Discussion in 'Journalism topics only' started by ouipa, Nov 7, 2007.

  1. ouipa

    ouipa Member

    All I hear about these days with the small, community papers is how journalists need to write about youth sports.

    Since I'm still a student, I'm a little clueless as to how journalists should go about covering youth sports. It's interesting, to say the least, because I'm intrigued by community sports and the different writing opportunities they present, but I still only have intuition to go on.

    What kind of youth sports do smaller papers cover? How do they cover them? Why is this such an important movement in small-paper journalism?
  2. mike311gd

    mike311gd Active Member

    I've been at papers where Little League is really the only youth sport covered, and they were covered just like the sports from the high school level. And the movement was important at those places because covering those sports helped sell papers. Though we never did see the "actual" figures.
  3. Batman

    Batman Well-Known Member

    For smaller papers, especially non-dailies, it's an untapped market.
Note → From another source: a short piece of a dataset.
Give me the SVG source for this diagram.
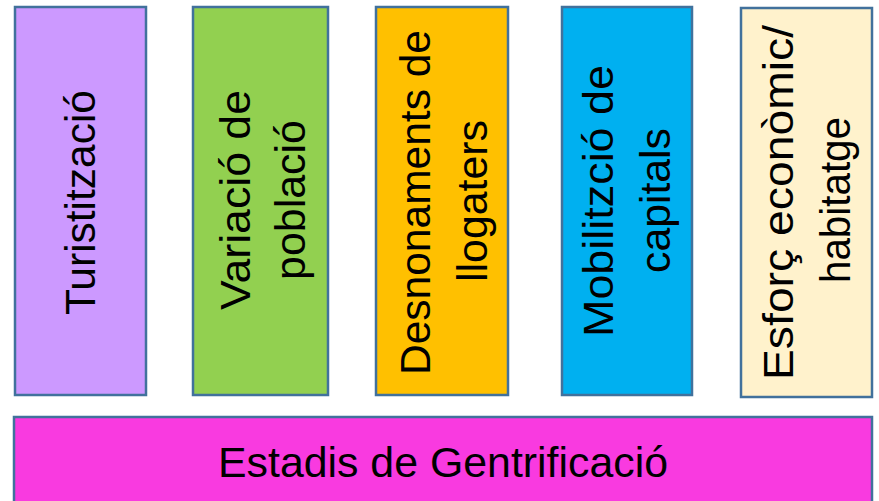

The big dailies cover stuff on a state and national scale, while the smaller papers do the community-based stuff that parents buy to see Little Johnny's name in the paper. Like mike said, it helps sell papers -- which, as a paycheck-drawing drone, I'm all for.
    And from a journalistic standpoint, it has its place. There are all-star tournaments that draw huge crowds, bring lots of people to a city, and are legitimate events. Stories about league decisions like outlawing metal bats or new age rules also affect people's lives. They'll get read. So will nice features about the half-blind kid who gets a game-winning hit. That's how youth sports should be covered. Do those kinds of stories and throw a sentence or two about the league games into a weekly roundup or community calendar, and you'll get lots of praise, sell some papers and keep your sanity.
  4. Batman offers some good advice -- actually, I think it's good advice for almost anyone. Write about people first. There are good people stories everywhere. That's the kind of stuff people like to read -- and (most) reporters like to write.

    I read a story the other day about a former NFL lineman who is a volunteer coach at the high school in town. The reporter loaded it down with statistics, missing the point completely.
  5. td truckers

    td truckers Member

    We are a 12,500 circulation and cover six youth football games (one per Sunday), a few local YMCA events (Karate, 3-on-3 tourney, Gymnastics) and a heavy dose of Pony League baseball in the summertime.

    Our three guys that make up the sports department tend to think we are overkilling it to a point, but we don't have much say in the matter. I don't mind it, but I do see both sides of the coin on what is always a hot topic conversation in our area...
  6. Ace

    Ace Well-Known Member


    As a paper, you could cover youth sports by having teams/leagues send in results, standings, maybe leaders, photos, etc. Key is to put the onus on them.

    As a writer, you could do maybe mini profiles of players (let them submit kids for consideration, though.)

    You could look for news/trends (Ex.: Is it good for 12 year olds to play on 2-3 youth baseball teams simultaneously? How do families afford costs of soccer travel teams? Why do parents who don't coach complain so much about coaching? Etc.)

    I would not go and cover games unless they were playoff games of some sort. But you may go to watch and get ideas.
  7. Batman

    Batman Well-Known Member

    We're not much bigger than that, td, and we don't do that much. I would say that is a bit of overkill. We usually dispatch the photographers once or twice a year to a YMCA afternoon and run a photo package on a slow news day.
  8. td truckers

    td truckers Member


    We have an entire "community page" once a week and that is when we get sent out to the YMCA to fill that with a story along with stand alone photos, etc.

    We have our theories on why we get sent out to cover so much youth sports, but at the end of the day we don't have much say in it. There is a fine line between how much local/youth and national sports and I think we've crossed it at times...for example, we are told if it comes down to space, no Ohio State/Browns/Indians/Cavs/etc are to be kept on Page 1 over a Youth sports story...
  9. Batman

    Batman Well-Known Member

    I can understand that, td, to a point. You always want to play up your local stuff over the bigger stuff. And I guess if your market likes it, you give them what they want.
  10. wickedwritah

    wickedwritah Guest

    Wow. Are your people spineless?

    So you bump a story off the front that thousands care about in favor of a story that maybe 100 people, if that, care about?
  11. expendable

    expendable Well-Known Member

    Of course, they work just as hard. :D
  12. Barsuk

    Barsuk Active Member

    Look, wicked, there's no room in this business for that kind of logical thinking. This ship isn't going to sink on its own.